I recently deleted over 2 million rows from my db using this (I wanted to clean out any User history where the user doesn't exist any more). I'm using Django simple history.
active_ids = User.objects.values_list("id", flat=True)
User.history.filter(~Q(id__in=active_ids)).delete()
This took about 5 minutes, and deleted all the rows I wanted. However, before I ran the operation, my table size was about 900 MB. After deleting the rows, it's still 700 MB -- way more than I expected. Upon further inspection, it looks like the index_length size of this table is still huge, at 424 MB. I don't think it actually went down at all.
Does this index size go down ever? The User model has a few db_indices, like id, username, and email.
These are mysql issues rather than django issues.
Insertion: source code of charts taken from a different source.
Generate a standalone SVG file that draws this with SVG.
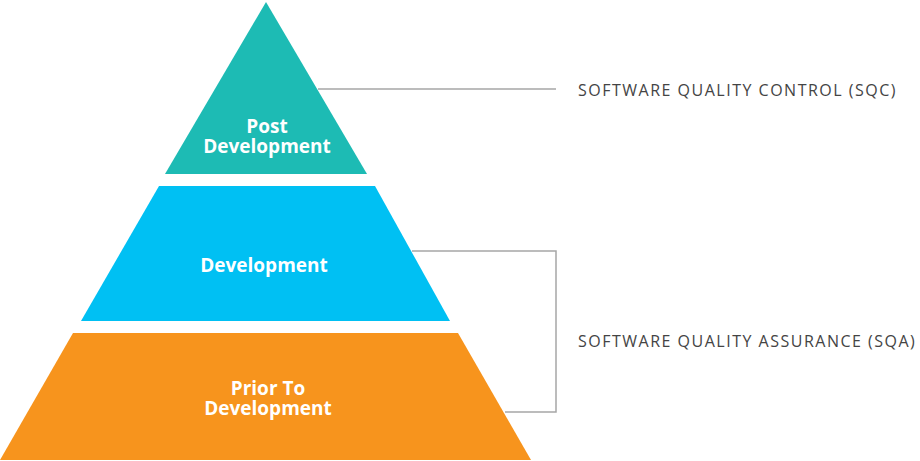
<svg xmlns="http://www.w3.org/2000/svg" width="920" height="461" viewBox="0 0 920 461">
<style>
.lbl{font-family:"Open Sans","Liberation Sans",sans-serif;font-weight:700;font-size:19px;fill:#fff;text-anchor:middle}
.side{font-family:"Open Sans","Liberation Sans",sans-serif;font-size:16px;fill:#444;letter-spacing:1.5px}
.conn{fill:none;stroke:#a6a6a6;stroke-width:1.5}
</style>
<rect width="920" height="461" fill="#fff"/>
<g id="connectors">
<path class="conn" d="M318 89H556"/>
<path class="conn" d="M412 251H556V412H505"/>
</g>
<g id="post-development">
<polygon points="266,2 367,174 165,174" fill="#1dbbb4"/>
<text class="lbl" x="267" y="132.5">Post</text>
<text class="lbl" x="267" y="153">Development</text>
</g>
<g id="development">
<polygon points="159,186 375,186 450,321 81,321" fill="#00c0f3"/>
<text class="lbl" x="264" y="272">Development</text>
</g>
<g id="prior-to-development">
<polygon points="73,333 458,333 531,460 0,460" fill="#f7941d"/>
<text class="lbl" x="268" y="394.5">Prior To</text>
<text class="lbl" x="268" y="415">Development</text>
</g>
<g id="sqc">
<text class="side" x="578" y="96">SOFTWARE QUALITY CONTROL (SQC)</text>
</g>
<g id="sqa">
<text class="side" x="578" y="347">SOFTWARE QUALITY ASSURANCE (SQA)</text>
</g>
</svg>
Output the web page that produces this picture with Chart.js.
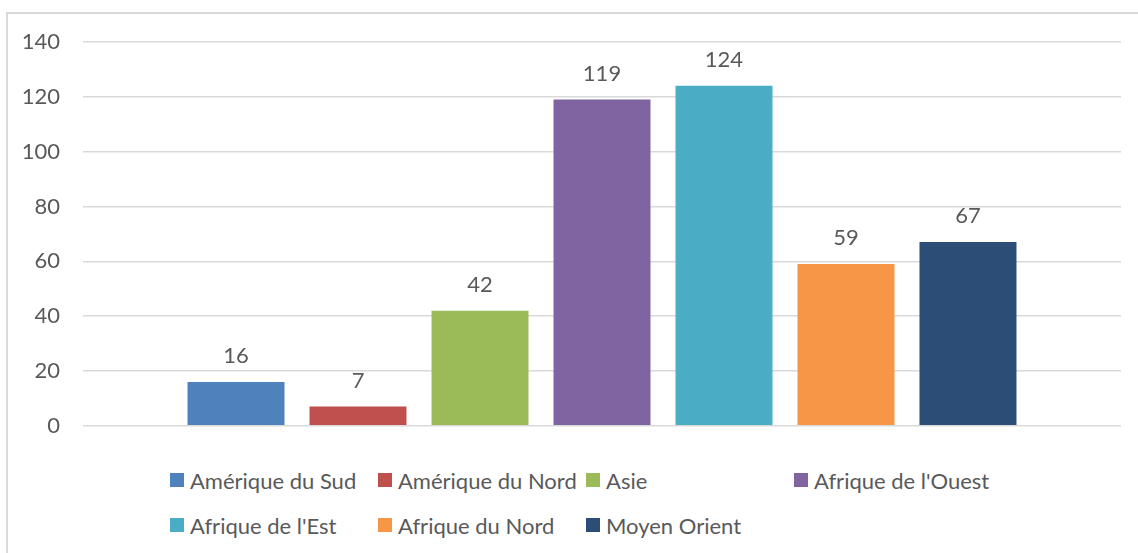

In any RDBMS, be it mysql or postgresql or anything else, bulk insert, delete and update will always be slow if you have indexes. That's the nature of the beast.
The best way to speed it up is to examine your indexes and drop any that are not being used in queries. If you want to keep all indexes, optimize the key buffer size.
As a regular user of postgresql, I assure you that this is not reason enough to switch to postgreql from mysql. If you look at the bigger picture and all other factors, definitely postgresql is better but don't let this issue be the deciding factor.
Unless you are really really pressed for hard disk space, just let it go. That space will be reused by the database as the table grows again. If you add two million new records you will find that the disc usage hasn't increased at all.
If you are really pressed for space. OPTIMIZE TABLE. This operation too will take a long time.